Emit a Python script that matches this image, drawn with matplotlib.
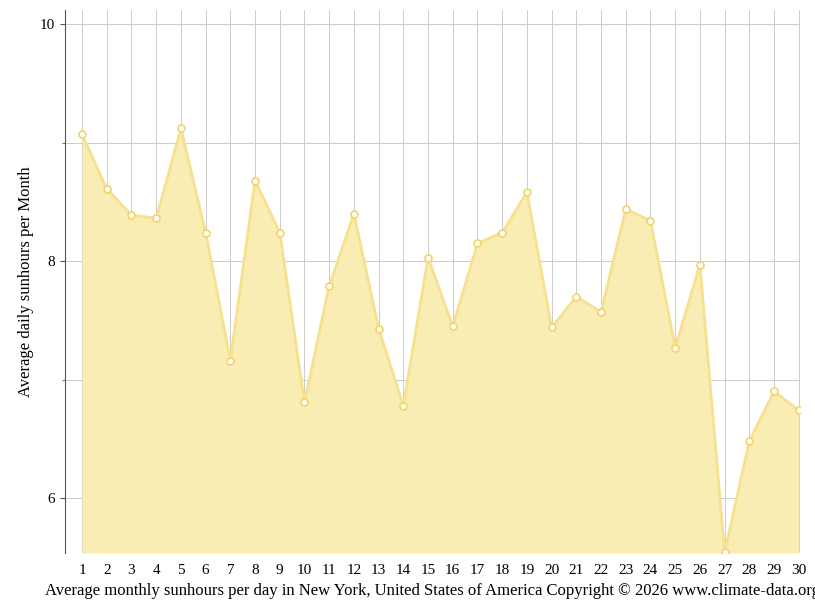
import matplotlib.pyplot as plt
from matplotlib.ticker import MultipleLocator

plt.rcParams['font.family'] = ['Liberation Serif', 'DejaVu Serif']

days = list(range(1, 31))
sunhours = [9.07, 8.61, 8.39, 8.36, 9.12, 8.24, 7.16, 8.68, 8.24, 6.81,
            7.79, 8.40, 7.43, 6.78, 8.03, 7.45, 8.15, 8.24, 8.58, 7.44,
            7.70, 7.57, 8.44, 8.34, 7.27, 7.97, 5.54, 6.48, 6.90, 6.74]

fig = plt.figure(figsize=(8.15, 6.11), dpi=100)
ax = fig.add_axes([65/815, 58/611, 735/815, 543/611])

ymin = 5.535
ax.fill_between(days, sunhours, ymin, color='#faedb3', lw=0)
ax.plot(days, sunhours, color='#f7e08e', lw=2, marker='o', ms=5,
        mfc='white', mec='#f3d36a', mew=1.2)

ax.set_xlim(0.31, 30.05)
ax.set_ylim(ymin, 10.12)
ax.set_xticks(days)
ax.yaxis.set_major_locator(MultipleLocator(2))
ax.yaxis.set_minor_locator(MultipleLocator(1))
ax.grid(True, which='both', color='#cccccc', lw=0.7)
ax.set_axisbelow(True)
for s in ['top', 'right', 'bottom']:
    ax.spines[s].set_visible(False)
ax.spines['left'].set_color('#555555')
ax.tick_params(axis='x', length=0, labelsize=11, pad=8)
ax.tick_params(axis='y', which='both', labelsize=11, color='#555555')
ax.set_ylabel('Average daily sunhours per Month', fontsize=12)
ax.set_xlabel('Average monthly sunhours per day in New York, United States of America '
              'Copyright \u00a9 2026 www.climate-data.org', fontsize=12, labelpad=4)

fig.savefig('out.png')
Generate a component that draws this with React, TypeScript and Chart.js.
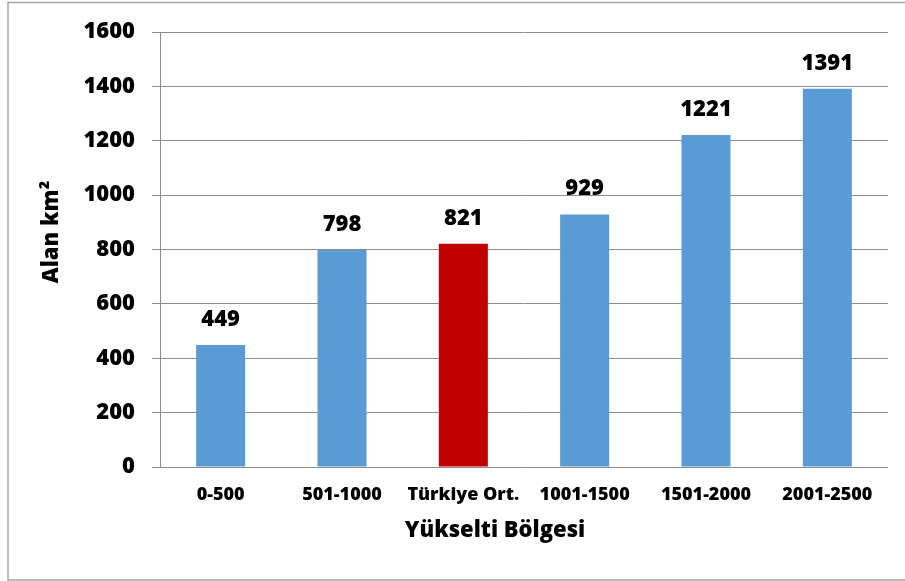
import React, { useEffect, useRef } from 'react';
import { Chart, registerables } from 'chart.js';

Chart.register(...registerables);

const categories = ['0-500', '501-1000', 'Türkiye Ort.', '1001-1500', '1501-2000', '2001-2500'];
const areaValues = [449, 798, 821, 929, 1221, 1391];
const barColors = ['#5B9BD5', '#5B9BD5', '#C00000', '#5B9BD5', '#5B9BD5', '#5B9BD5'];
const yMin = 0;
const yMax = 1600;
const yStep = 200;
const xTitle = 'Yükselti Bölgesi';
const yTitle = 'Alan km²';

const FONT = '"Open Sans", "DejaVu Sans", sans-serif';
const WEIGHT = '800';

const framePlugin = {
  id: 'frame',
  beforeDraw(chart: any) {
    const ctx = chart.ctx;
    ctx.save();
    ctx.fillStyle = '#ffffff';
    ctx.fillRect(0, 0, chart.width, chart.height);
    ctx.strokeStyle = '#a6a6a6';
    ctx.lineWidth = 1.5;
    ctx.strokeRect(8, 2.5, chart.width + 10, 577.5);
    ctx.restore();
  },
};

const labelsPlugin = {
  id: 'valueLabels',
  afterDatasetsDraw(chart: any) {
    const ctx = chart.ctx;
    const meta = chart.getDatasetMeta(0);
    const data = chart.data.datasets[0].data;
    ctx.save();
    ctx.fillStyle = '#000000';
    ctx.font = `${WEIGHT} 22px ${FONT}`;
    ctx.textAlign = 'center';
    ctx.textBaseline = 'alphabetic';
    meta.data.forEach((el: any, i: number) => {
      ctx.fillText(String(data[i]), el.x, el.y - 19);
    });
    ctx.restore();
  },
};

const titlesPlugin = {
  id: 'axisTitles',
  afterDraw(chart: any) {
    const ctx = chart.ctx;
    ctx.save();
    ctx.fillStyle = '#000000';
    ctx.font = `${WEIGHT} 22px ${FONT}`;
    ctx.textAlign = 'center';
    ctx.textBaseline = 'alphabetic';
    ctx.fillText(xTitle, 495, 537);
    ctx.translate(58, 232);
    ctx.rotate(-Math.PI / 2);
    ctx.fillText(yTitle, 0, 0);
    ctx.restore();
  },
};

export default function App() {
  const canvasRef = useRef<HTMLCanvasElement | null>(null);

  useEffect(() => {
    document.body.style.margin = '0';
    const canvas = canvasRef.current;
    if (!canvas) return;
    const chart = new Chart(canvas, {
      type: 'bar',
      data: {
        labels: categories,
        datasets: [
          {
            data: areaValues,
            backgroundColor: barColors,
            borderWidth: 0,
            categoryPercentage: 1,
            barPercentage: 0.404,
          },
        ],
      },
      options: {
        animation: false,
        responsive: true,
        maintainAspectRatio: false,
        devicePixelRatio: 1,
        layout: { padding: { top: 32, right: 17, left: 0, bottom: 0 } },
        plugins: {
          legend: { display: false },
          tooltip: { enabled: false },
        },
        scales: {
          x: {
            grid: { display: false, drawTicks: false },
            border: { display: false },
            ticks: {
              color: '#000000',
              font: { family: FONT, weight: WEIGHT, size: 18 },
              padding: 17,
              maxRotation: 0,
              autoSkip: false,
            },
            afterFit(scale: any) {
              scale.height = 581 - 467;
            },
          },
          y: {
            min: yMin,
            max: yMax,
            grid: { color: '#8c8c8c', lineWidth: 1, tickLength: 8, drawTicks: true },
            border: { display: true, color: '#8c8c8c', width: 1 },
            ticks: {
              stepSize: yStep,
              color: '#000000',
              font: { family: FONT, weight: WEIGHT, size: 22 },
              padding: 17,
              callback: (value: any) => String(value),
            },
            afterFit(scale: any) {
              scale.width = 160;
            },
          },
        },
      },
      plugins: [framePlugin, labelsPlugin, titlesPlugin],
    });
    return () => chart.destroy();
  }, []);

  return (
    <div style={{ position: 'absolute', left: 0, top: 0, width: 905, height: 581 }}>
      <canvas ref={canvasRef} />
    </div>
  );
}
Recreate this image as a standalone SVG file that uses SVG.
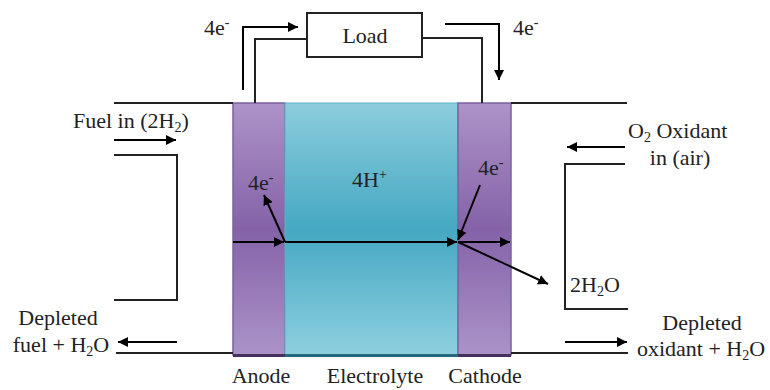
<svg xmlns="http://www.w3.org/2000/svg" width="770" height="390" viewBox="0 0 770 390">
<defs>
<linearGradient id="purp" x1="0" y1="0" x2="0" y2="1">
<stop offset="0" stop-color="#ad93c8"/>
<stop offset="0.5" stop-color="#8562a8"/>
<stop offset="1" stop-color="#ab93c8"/>
</linearGradient>
<linearGradient id="cyan" x1="0" y1="0" x2="0" y2="1">
<stop offset="0" stop-color="#8ccddd"/>
<stop offset="0.5" stop-color="#45a8c2"/>
<stop offset="1" stop-color="#8dcfdf"/>
</linearGradient>
<marker id="ah" viewBox="0 0 10 10" refX="10" refY="5" markerWidth="10" markerHeight="10" markerUnits="userSpaceOnUse" orient="auto">
<path d="M0,0 L10,5 L0,10 Z" fill="#000"/>
</marker>
</defs>
<style>
.t{font-family:'Liberation Serif','DejaVu Serif',serif;font-size:22px;fill:#222}
.sub{font-size:14px}
.sup{font-size:14px}
.ln{fill:none;stroke:#222;stroke-width:2}
.ar{fill:none;stroke:#000;stroke-width:2;marker-end:url(#ah)}
.pe{stroke:#7a62a0;stroke-width:1.5}
</style>
<rect width="770" height="390" fill="#fff"/>

<g id="anode">
<rect class="pe" x="233" y="103" width="52" height="252" fill="url(#purp)"/>
</g>
<g id="electrolyte">
<rect x="285" y="103" width="173" height="252" fill="url(#cyan)" stroke="#5ab4c8" stroke-width="1"/>
</g>
<g id="cathode">
<rect class="pe" x="458" y="103" width="53" height="252" fill="url(#purp)"/>
</g>
<line x1="233" y1="355.5" x2="285" y2="355.5" stroke="#45305e" stroke-width="3"/>
<line x1="285" y1="355.5" x2="458" y2="355.5" stroke="#26687c" stroke-width="3"/>
<line x1="458" y1="355.5" x2="511" y2="355.5" stroke="#45305e" stroke-width="3"/>

<g id="load">
<rect x="307" y="13" width="115" height="44" fill="#fff" stroke="#222" stroke-width="2"/>
<text class="t" x="365" y="43" text-anchor="middle">Load</text>
</g>

<g id="connectors">
<line class="ln" x1="114" y1="103" x2="233" y2="103"/>
<line class="ln" x1="511" y1="103" x2="627" y2="103"/>
<line class="ln" x1="116" y1="353" x2="233" y2="353"/>
<line class="ln" x1="511" y1="353" x2="628" y2="353"/>
<polyline class="ln" points="255,103 255,39 307,39"/>
<polyline class="ln" points="422,38 482,38 482,103"/>
<polyline class="ar" points="243,90 243,27 298,27"/>
<polyline class="ar" points="445,24 499,24 499,80"/>
<line class="ar" x1="114" y1="140" x2="176" y2="140"/>
<polyline class="ln" points="114,155 177,155 177,300 114,300"/>
<line class="ar" x1="177" y1="342" x2="118" y2="342"/>
<line class="ar" x1="625" y1="147" x2="567" y2="147"/>
<polyline class="ln" points="625,164 565,164 565,309 628,309"/>
<line class="ar" x1="565" y1="342" x2="627" y2="342"/>
<line class="ar" x1="233" y1="242" x2="284" y2="242"/>
<line class="ar" x1="285" y1="242" x2="264" y2="195"/>
<line class="ar" x1="285" y1="242" x2="457" y2="242"/>
<line class="ar" x1="480" y1="185" x2="458" y2="240"/>
<line class="ar" x1="458" y1="242" x2="510" y2="242"/>
<line class="ar" x1="458" y1="242" x2="548" y2="284"/>
</g>

<g id="labels">
<text class="t" x="204" y="35">4e<tspan class="sup" dy="-8">-</tspan></text>
<text class="t" x="513" y="35">4e<tspan class="sup" dy="-8">-</tspan></text>
<text class="t" x="73" y="128">Fuel in (2H<tspan class="sub" dy="4">2</tspan><tspan dy="-4">)</tspan></text>
<text class="t" x="248" y="190">4e<tspan class="sup" dy="-8">-</tspan></text>
<text class="t" x="352" y="187">4H<tspan class="sup" dy="-8">+</tspan></text>
<text class="t" x="478" y="175">4e<tspan class="sup" dy="-8">-</tspan></text>
<text class="t" x="628" y="138">O<tspan class="sub" dy="4">2</tspan><tspan dy="-4"> Oxidant</tspan></text>
<text class="t" x="680" y="165" text-anchor="middle">in (air)</text>
<text class="t" x="570" y="292">2H<tspan class="sub" dy="4">2</tspan><tspan dy="-4">O</tspan></text>
<text class="t" x="58" y="325" text-anchor="middle">Depleted</text>
<text class="t" x="61" y="352" text-anchor="middle">fuel + H<tspan class="sub" dy="4">2</tspan><tspan dy="-4">O</tspan></text>
<text class="t" x="702" y="330" text-anchor="middle">Depleted</text>
<text class="t" x="701" y="356" text-anchor="middle">oxidant + H<tspan class="sub" dy="4">2</tspan><tspan dy="-4">O</tspan></text>
<text class="t" x="261" y="383" text-anchor="middle">Anode</text>
<text class="t" x="375" y="383" text-anchor="middle">Electrolyte</text>
<text class="t" x="485" y="383" text-anchor="middle">Cathode</text>
</g>
</svg>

INSTRUCTION
Only a number is wanted: how many lines of the material above hold "this"?

OUTPUT OF THE TASK
3